Collection entries:
────

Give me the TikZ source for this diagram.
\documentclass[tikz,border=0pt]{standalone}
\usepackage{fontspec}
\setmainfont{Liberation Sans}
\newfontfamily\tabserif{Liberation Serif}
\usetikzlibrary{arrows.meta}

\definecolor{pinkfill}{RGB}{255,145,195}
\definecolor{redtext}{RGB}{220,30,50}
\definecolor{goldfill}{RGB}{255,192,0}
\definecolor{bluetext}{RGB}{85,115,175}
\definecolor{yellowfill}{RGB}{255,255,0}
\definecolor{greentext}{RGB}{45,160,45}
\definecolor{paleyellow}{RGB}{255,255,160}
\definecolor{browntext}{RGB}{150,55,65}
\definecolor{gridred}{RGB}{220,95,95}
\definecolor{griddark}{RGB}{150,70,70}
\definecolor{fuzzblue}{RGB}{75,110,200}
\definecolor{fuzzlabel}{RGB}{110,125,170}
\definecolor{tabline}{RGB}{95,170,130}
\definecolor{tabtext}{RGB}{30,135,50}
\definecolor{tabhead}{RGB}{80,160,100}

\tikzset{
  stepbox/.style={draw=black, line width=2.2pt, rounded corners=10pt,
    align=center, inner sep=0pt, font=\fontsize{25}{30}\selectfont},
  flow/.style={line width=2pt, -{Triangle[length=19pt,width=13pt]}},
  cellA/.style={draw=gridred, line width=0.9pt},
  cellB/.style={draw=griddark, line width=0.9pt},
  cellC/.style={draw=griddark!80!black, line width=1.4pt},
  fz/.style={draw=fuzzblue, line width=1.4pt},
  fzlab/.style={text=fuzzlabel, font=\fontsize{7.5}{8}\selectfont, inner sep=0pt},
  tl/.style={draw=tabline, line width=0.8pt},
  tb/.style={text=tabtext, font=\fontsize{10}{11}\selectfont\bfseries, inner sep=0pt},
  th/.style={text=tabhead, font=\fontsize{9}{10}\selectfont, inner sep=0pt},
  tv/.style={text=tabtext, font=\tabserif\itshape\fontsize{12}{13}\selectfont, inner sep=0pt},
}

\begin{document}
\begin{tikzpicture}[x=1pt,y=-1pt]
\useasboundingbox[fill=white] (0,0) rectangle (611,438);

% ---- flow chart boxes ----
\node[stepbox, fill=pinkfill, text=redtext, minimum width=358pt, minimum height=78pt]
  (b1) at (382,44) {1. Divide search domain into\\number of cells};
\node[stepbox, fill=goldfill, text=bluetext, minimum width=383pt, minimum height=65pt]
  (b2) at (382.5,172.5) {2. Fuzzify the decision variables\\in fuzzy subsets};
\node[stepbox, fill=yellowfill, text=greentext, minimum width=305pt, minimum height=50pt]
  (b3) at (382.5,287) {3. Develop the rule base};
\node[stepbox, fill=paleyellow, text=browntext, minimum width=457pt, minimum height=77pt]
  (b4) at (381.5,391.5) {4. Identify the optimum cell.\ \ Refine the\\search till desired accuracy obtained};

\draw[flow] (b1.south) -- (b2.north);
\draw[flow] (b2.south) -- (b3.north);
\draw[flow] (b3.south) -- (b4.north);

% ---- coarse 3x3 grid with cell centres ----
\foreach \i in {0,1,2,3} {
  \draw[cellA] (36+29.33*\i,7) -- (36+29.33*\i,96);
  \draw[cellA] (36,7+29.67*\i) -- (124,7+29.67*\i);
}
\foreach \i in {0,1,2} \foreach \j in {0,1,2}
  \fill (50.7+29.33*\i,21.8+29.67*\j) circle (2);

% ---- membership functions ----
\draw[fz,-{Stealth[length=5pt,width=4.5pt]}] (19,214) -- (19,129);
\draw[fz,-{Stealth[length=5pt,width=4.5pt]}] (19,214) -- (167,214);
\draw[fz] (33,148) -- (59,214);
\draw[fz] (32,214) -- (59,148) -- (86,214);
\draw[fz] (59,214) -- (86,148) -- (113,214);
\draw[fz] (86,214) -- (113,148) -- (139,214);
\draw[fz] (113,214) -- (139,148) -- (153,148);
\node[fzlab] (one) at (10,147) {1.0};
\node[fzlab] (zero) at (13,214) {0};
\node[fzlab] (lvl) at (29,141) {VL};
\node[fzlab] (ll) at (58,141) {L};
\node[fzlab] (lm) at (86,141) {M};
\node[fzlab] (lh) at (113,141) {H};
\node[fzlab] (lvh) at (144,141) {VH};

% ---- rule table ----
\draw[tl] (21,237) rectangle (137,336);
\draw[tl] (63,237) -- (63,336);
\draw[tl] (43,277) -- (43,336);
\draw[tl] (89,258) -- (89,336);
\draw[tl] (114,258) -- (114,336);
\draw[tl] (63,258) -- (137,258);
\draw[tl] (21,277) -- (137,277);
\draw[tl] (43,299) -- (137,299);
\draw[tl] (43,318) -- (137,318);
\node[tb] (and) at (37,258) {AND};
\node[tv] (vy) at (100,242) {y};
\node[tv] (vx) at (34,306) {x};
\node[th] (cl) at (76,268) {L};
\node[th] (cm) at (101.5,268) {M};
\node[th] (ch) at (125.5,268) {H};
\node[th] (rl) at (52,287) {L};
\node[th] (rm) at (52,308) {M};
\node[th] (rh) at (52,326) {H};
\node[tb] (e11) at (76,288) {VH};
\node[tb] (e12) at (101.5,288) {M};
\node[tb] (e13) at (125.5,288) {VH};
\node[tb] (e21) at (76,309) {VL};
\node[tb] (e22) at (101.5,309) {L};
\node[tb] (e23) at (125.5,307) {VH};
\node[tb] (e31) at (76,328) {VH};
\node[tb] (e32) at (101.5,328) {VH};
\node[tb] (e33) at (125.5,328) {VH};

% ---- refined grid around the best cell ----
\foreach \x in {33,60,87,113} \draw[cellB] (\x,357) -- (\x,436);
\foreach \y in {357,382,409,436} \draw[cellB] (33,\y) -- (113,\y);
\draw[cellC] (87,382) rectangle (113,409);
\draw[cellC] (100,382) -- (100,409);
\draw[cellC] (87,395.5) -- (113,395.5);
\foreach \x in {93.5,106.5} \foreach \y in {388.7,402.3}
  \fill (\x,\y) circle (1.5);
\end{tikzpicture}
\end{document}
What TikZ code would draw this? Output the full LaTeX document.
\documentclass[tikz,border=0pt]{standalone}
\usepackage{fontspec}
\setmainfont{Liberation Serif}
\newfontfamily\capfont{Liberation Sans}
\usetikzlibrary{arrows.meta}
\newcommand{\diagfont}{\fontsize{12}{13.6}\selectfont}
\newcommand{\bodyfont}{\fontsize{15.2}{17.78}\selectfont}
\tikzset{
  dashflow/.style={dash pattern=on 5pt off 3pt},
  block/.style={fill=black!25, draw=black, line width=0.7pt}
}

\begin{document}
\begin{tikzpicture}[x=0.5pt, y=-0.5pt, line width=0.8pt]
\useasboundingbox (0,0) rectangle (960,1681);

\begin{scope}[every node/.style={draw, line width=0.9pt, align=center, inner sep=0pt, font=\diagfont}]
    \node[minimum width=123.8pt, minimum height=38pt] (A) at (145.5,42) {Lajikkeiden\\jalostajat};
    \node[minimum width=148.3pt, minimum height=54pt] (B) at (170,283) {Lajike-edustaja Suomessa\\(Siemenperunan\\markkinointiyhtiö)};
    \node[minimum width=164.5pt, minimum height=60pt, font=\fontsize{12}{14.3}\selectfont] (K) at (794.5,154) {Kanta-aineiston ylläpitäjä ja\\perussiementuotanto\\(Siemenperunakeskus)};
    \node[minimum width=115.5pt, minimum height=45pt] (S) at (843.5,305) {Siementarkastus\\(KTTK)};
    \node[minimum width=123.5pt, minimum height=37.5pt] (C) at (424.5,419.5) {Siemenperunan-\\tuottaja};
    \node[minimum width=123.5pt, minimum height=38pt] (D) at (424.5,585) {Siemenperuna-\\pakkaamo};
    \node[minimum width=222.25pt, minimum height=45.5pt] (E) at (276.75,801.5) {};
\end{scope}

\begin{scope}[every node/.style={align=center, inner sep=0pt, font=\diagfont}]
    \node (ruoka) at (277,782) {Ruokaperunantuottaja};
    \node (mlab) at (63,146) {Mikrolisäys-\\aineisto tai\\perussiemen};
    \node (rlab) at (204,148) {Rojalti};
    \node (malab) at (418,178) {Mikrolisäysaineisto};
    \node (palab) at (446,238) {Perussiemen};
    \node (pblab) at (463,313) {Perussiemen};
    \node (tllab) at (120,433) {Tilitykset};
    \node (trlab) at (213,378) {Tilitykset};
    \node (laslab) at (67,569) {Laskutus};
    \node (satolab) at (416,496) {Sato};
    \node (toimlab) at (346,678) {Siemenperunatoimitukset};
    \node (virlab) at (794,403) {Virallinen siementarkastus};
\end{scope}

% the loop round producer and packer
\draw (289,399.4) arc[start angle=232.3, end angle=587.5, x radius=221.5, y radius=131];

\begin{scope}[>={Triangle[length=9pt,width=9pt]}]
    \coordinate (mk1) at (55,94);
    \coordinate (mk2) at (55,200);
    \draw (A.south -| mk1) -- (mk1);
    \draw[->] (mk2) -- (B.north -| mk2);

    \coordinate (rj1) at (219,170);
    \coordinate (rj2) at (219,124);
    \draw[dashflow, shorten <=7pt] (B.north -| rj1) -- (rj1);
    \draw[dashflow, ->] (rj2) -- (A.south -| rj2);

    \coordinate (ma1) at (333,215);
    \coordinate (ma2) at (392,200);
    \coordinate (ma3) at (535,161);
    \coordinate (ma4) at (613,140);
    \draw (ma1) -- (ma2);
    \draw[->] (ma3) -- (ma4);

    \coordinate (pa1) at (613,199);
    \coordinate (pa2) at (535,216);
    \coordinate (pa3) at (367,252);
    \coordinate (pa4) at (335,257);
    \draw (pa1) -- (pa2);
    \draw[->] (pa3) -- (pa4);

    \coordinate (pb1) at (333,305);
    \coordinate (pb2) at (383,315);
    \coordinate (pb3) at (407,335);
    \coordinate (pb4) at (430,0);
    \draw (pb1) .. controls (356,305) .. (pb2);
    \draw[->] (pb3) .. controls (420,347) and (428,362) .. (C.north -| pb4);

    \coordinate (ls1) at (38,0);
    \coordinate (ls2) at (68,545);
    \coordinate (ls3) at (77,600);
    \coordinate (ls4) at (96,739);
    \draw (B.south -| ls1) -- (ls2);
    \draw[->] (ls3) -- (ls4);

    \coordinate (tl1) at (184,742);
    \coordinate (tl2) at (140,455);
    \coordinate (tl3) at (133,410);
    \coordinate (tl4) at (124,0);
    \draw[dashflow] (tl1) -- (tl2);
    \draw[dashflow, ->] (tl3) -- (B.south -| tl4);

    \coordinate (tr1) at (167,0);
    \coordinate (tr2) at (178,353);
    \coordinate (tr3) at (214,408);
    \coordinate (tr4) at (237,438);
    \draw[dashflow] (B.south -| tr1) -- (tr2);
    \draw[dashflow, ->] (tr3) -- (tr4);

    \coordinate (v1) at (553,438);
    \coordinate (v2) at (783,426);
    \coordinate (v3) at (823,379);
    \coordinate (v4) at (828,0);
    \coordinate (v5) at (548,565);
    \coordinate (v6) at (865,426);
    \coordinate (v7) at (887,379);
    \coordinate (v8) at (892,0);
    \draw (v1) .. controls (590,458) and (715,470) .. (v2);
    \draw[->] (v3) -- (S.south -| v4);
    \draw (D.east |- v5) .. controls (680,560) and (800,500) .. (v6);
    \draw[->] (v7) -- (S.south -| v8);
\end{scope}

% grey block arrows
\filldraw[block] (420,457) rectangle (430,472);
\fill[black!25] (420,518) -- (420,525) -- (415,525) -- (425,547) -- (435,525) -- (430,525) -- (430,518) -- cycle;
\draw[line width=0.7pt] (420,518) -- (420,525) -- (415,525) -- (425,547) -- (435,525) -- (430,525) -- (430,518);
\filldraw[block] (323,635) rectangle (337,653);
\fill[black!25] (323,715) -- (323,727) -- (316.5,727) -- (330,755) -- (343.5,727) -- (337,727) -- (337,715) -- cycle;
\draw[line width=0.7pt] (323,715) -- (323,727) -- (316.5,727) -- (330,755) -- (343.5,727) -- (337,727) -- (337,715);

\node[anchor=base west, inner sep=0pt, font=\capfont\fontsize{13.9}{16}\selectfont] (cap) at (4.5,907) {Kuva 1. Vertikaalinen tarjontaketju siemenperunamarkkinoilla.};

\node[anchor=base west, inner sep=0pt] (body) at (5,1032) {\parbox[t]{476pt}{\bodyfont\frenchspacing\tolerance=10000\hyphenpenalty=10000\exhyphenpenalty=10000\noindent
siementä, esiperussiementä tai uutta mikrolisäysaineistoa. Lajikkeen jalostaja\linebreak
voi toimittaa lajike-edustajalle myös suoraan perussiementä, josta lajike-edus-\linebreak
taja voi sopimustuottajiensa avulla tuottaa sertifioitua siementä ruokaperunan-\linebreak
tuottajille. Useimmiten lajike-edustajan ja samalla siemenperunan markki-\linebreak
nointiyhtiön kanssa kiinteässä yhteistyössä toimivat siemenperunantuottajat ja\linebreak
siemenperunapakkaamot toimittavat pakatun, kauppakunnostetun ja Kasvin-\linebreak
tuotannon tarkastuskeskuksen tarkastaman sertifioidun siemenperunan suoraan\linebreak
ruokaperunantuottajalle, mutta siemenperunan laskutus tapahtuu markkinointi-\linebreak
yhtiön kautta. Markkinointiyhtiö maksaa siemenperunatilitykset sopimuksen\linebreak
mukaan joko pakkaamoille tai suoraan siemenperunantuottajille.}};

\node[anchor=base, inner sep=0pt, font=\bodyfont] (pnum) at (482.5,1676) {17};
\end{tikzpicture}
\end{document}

────

Exercise description — Exactly the lines from the line with "What TikZ code" to the line with "(0,0) rectangle (960,1681);", both included, are to be extracted, and no others.

Final result —
What TikZ code would draw this? Output the full LaTeX document.
\documentclass[tikz,border=0pt]{standalone}
\usepackage{fontspec}
\setmainfont{Liberation Serif}
\newfontfamily\capfont{Liberation Sans}
\usetikzlibrary{arrows.meta}
\newcommand{\diagfont}{\fontsize{12}{13.6}\selectfont}
\newcommand{\bodyfont}{\fontsize{15.2}{17.78}\selectfont}
\tikzset{
  dashflow/.style={dash pattern=on 5pt off 3pt},
  block/.style={fill=black!25, draw=black, line width=0.7pt}
}

\begin{document}
\begin{tikzpicture}[x=0.5pt, y=-0.5pt, line width=0.8pt]
\useasboundingbox (0,0) rectangle (960,1681);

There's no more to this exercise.